Bu ülke işgal gördü, umudunu kaybetmedi. Darbeler gördü, umudunu kaybetmedi. Dünya savaşları gördü, umudunu kaybetmedi. Dünyadan boykot, ambargo yedi umudunu kaybetmedi. Krizler oldu, depremler oldu umudunu kaybetmedi. Bugünkü duruma hiçbir zaman düşmedi. Bugün de yeniden umudu yükseltmenin zamanıdır. Hiçbir şeyi değiştiremesek bu umutsuzluğu değiştireceğiz. Bu ülke değişecek. Adaletle, demokrasiyle değişecek. Cumhurbaşkanımız bu ülkede yoksulluğu bitirecek, adaleti getirecek. Mahkemedeki adaleti de sosyal adaleti de getirecek. Köylüyü yeniden milletin efendisi yapacak. En düşük emekli maaşını asgari ücret yapacak. Asgari ücreti onurluca yaşanılacak iyi bir ücret yapacak. Atanmayan öğretmenleri atayacak. Polislere yapılan zulmü bitirecek. Astsubayın, uzman çavuşun, erbaşın sesini duyacak.
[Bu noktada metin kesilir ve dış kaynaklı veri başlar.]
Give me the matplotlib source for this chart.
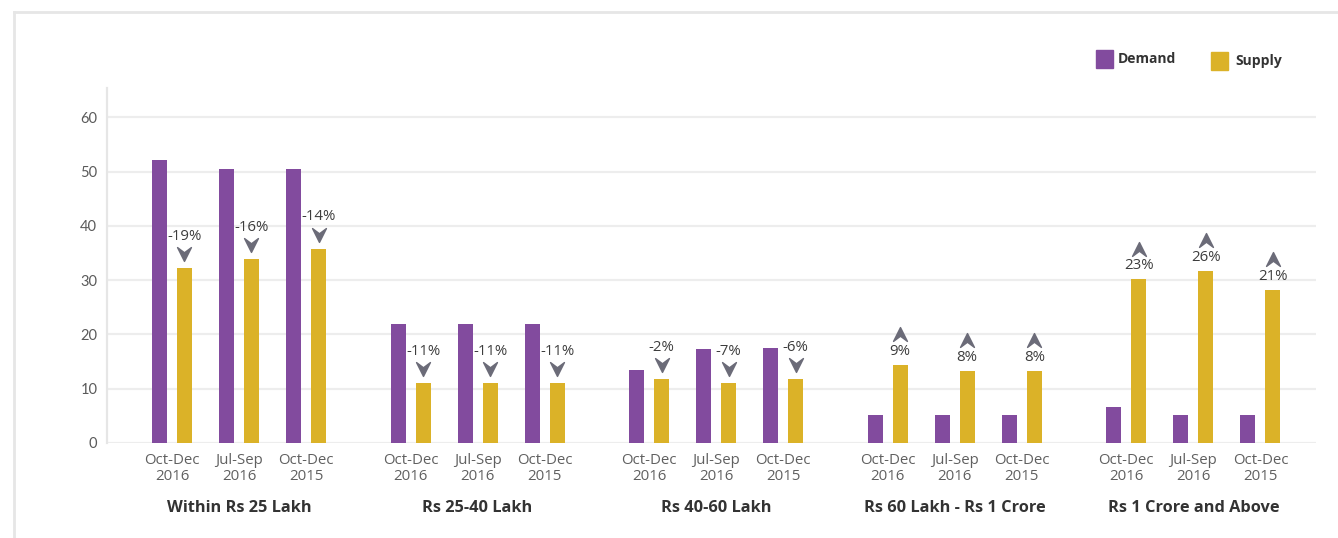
import matplotlib
matplotlib.use("Agg")
import matplotlib.pyplot as plt
from matplotlib.path import Path
from matplotlib.transforms import offset_copy
from matplotlib.patches import Rectangle
from matplotlib.lines import Line2D

# ---------------- data ----------------
groups = ["Within Rs 25 Lakh", "Rs 25-40 Lakh", "Rs 40-60 Lakh",
          "Rs 60 Lakh - Rs 1 Crore", "Rs 1 Crore and Above"]
periods = ["Oct-Dec\n2016", "Jul-Sep\n2016", "Oct-Dec\n2015"]
demand = [
    [52.1, 50.5, 50.5],
    [21.9, 22.0, 22.0],
    [13.5, 17.3, 17.5],
    [5.2, 5.2, 5.2],
    [6.7, 5.2, 5.2],
]
supply = [
    [32.2, 33.9, 35.8],
    [11.0, 11.0, 11.0],
    [11.8, 11.0, 11.8],
    [14.4, 13.3, 13.3],
    [30.2, 31.7, 28.2],
]
changes = [
    ["-19%", "-16%", "-14%"],
    ["-11%", "-11%", "-11%"],
    ["-2%", "-7%", "-6%"],
    ["9%", "8%", "8%"],
    ["23%", "26%", "21%"],
]
yticks = [0, 10, 20, 30, 40, 50, 60]

# ---------------- style ----------------
PURPLE = "#824B9E"
GOLD = "#DBB228"
ARROW = "#6B6B78"
GRID = "#EDEDED"

W, H = 1338, 538
fig = plt.figure(figsize=(W / 100, H / 100), dpi=100)
ax = fig.add_axes([107 / W, 1 - 443 / H, (1316 - 107) / W, (443 - 88) / H])

group_gap = 3.56
offset = 0.186
bw = 0.224

down = Path([(-1, 1), (0, -1), (1, 1), (0, 0.25), (-1, 1)],
            [Path.MOVETO, Path.LINETO, Path.LINETO, Path.LINETO, Path.CLOSEPOLY])
up = Path([(-1, -1), (0, 1), (1, -1), (0, -0.25), (-1, -1)],
          [Path.MOVETO, Path.LINETO, Path.LINETO, Path.LINETO, Path.CLOSEPOLY])

tick_pos, tick_lab = [], []
for g, gname in enumerate(groups):
    center = g * group_gap
    for p, plab in enumerate(periods):
        xc = center + (p - 1)
        tick_pos.append(xc)
        tick_lab.append(plab)
        ax.bar(xc - offset, demand[g][p], width=bw, color=PURPLE, zorder=3)
        ax.bar(xc + offset, supply[g][p], width=bw, color=GOLD, zorder=3)
        xs, ys = xc + offset, supply[g][p]
        lab = changes[g][p]
        if lab.startswith("-"):
            t_arrow = offset_copy(ax.transData, fig=fig, y=10, units="points")
            ax.plot([xs], [ys], marker=down, markersize=10, color=ARROW,
                    transform=t_arrow, zorder=4, clip_on=False)
            ax.annotate(lab, (xs, ys), xytext=(0, 23), textcoords="offset points",
                        ha="center", va="center", fontsize=10.8, color="#3d3d3d",
                        family="Open Sans")
        else:
            t_arrow = offset_copy(ax.transData, fig=fig, y=22, units="points")
            ax.plot([xs], [ys], marker=up, markersize=10, color=ARROW,
                    transform=t_arrow, zorder=4, clip_on=False)
            ax.annotate(lab, (xs, ys), xytext=(0, 9.5), textcoords="offset points",
                        ha="center", va="center", fontsize=10.8, color="#3d3d3d",
                        family="Open Sans")
    ax.annotate(gname, (center, 0), xycoords=("data", "axes fraction"),
                xytext=(0, -46.5), textcoords="offset points", ha="center", va="center",
                fontsize=11.8, fontweight="bold", color="#333333", family="Open Sans")

ax.set_xticks(tick_pos)
ax.set_xticklabels(tick_lab, fontsize=10.8, color="#606060", family="Open Sans",
                   linespacing=1.15)
ax.set_yticks(yticks)
ax.set_yticklabels([str(v) for v in yticks], fontsize=10.5, color="#5a5a5a", family="Lato")
ax.tick_params(axis="both", length=0)
ax.tick_params(axis="x", pad=7)
ax.tick_params(axis="y", pad=7)

ax.set_xlim(-1.97, 16.07)
ax.set_ylim(0, 65.4)
ax.grid(axis="y", color=GRID, linewidth=1.6, zorder=0)
ax.set_axisbelow(True)
for s in ["top", "right", "bottom"]:
    ax.spines[s].set_visible(False)
ax.spines["left"].set_color("#E6E6E6")
ax.spines["left"].set_linewidth(1.6)

# legend (manual)
fig.add_artist(Rectangle((1096 / W, 1 - 68 / H), 17 / W, 18 / H,
                         transform=fig.transFigure, color=PURPLE))
fig.text(1118 / W, 1 - 59 / H, "Demand", fontsize=10, fontweight="bold",
         color="#333333", va="center", ha="left", family="Open Sans")
fig.add_artist(Rectangle((1211 / W, 1 - 70 / H), 17 / W, 18 / H,
                         transform=fig.transFigure, color=GOLD))
fig.text(1235 / W, 1 - 61 / H, "Supply", fontsize=10, fontweight="bold",
         color="#333333", va="center", ha="left", family="Open Sans")

# outer frame
fig.add_artist(Line2D([14 / W, 1], [1 - 11.5 / H, 1 - 11.5 / H],
                      transform=fig.transFigure, color="#E6E6E6", linewidth=2))
fig.add_artist(Line2D([14 / W, 14 / W], [0, 1 - 11.5 / H],
                      transform=fig.transFigure, color="#E6E6E6", linewidth=2))

fig.savefig("out.png", dpi=100, facecolor="white")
Staj ve çıraklık mağdurlarının sorunlarını çözecek. Kimsenin hak ettiği emekliliğinin önünde engel bırakmayacak. Memuru ay sonunu düşünmeyecek. Kimse evladını pazara götürmekten çekinmeyecek. İşte bunların hepsini birden partinin hazırlanan programıyla, Cumhurbaşkanı adayımızın hazırlanan iktidar programıyla, CHP’nin güçlü örgütleriyle, milletvekilleri, PM üyeleriyle birlikte yapacağız.
“Işık hızıyla AB’ye üye yapacağız”
Meclis kapandı, programlar ortaya çıktı. İlk kez açıklıyorum siyasette kaç vites birden yükselteceğimizi. Bütün milletvekilleri, Parti Meclisi üyeleri, YDK üyelerinden oluşan dev bir ekip, ilk hafta, 22 ilde, 108 kişilik heyet üç gün boyunca sahada olacak. İkinci hafta 18’inde 118 kişilik heyet dört gün boyunca sahada, bu ayın üçüncü haftası 22 ilde 130 kişilik heyet sahada. Dördüncü haftası 19 ilde, 103 kişilik heyet sahada. Bu ay 81 ile 459 ayrı görevlendirme. İş günü olarak bin 397 günlük çalışma. Bir ayda normal ortalamanın 36 katı fazla çalışma geliyor. Adalet ve demokrasi gelince ancak bu ülkeye huzur gelecek. Yatırım gelecek, para gelecek. Dertler bitecek. Sofralarımıza bolluk ve bereketi getireceğiz. Gençlerimize ant olsun; Türkiye’yi ışık hızıyla AB’ye üye yapacağız. CHP iktidara geliyor, İmamoğlu Cumhurbaşkanı oluyor. Yasaksız Türkiye, vizesiz Avrupa geliyor. Cumhuriyet Halk Partisi hesaplaşmaya değil, kucaklaşmaya, ötekileşmeye değil ötekiyle sarılmaya, kutuplaşmaya değil kucaklaşma geliyor. Bizden sadece Ak Toroslu savcılar, yolsuzluk yapan bozuk tohumlar korksun. Milletimiz korkmasın.”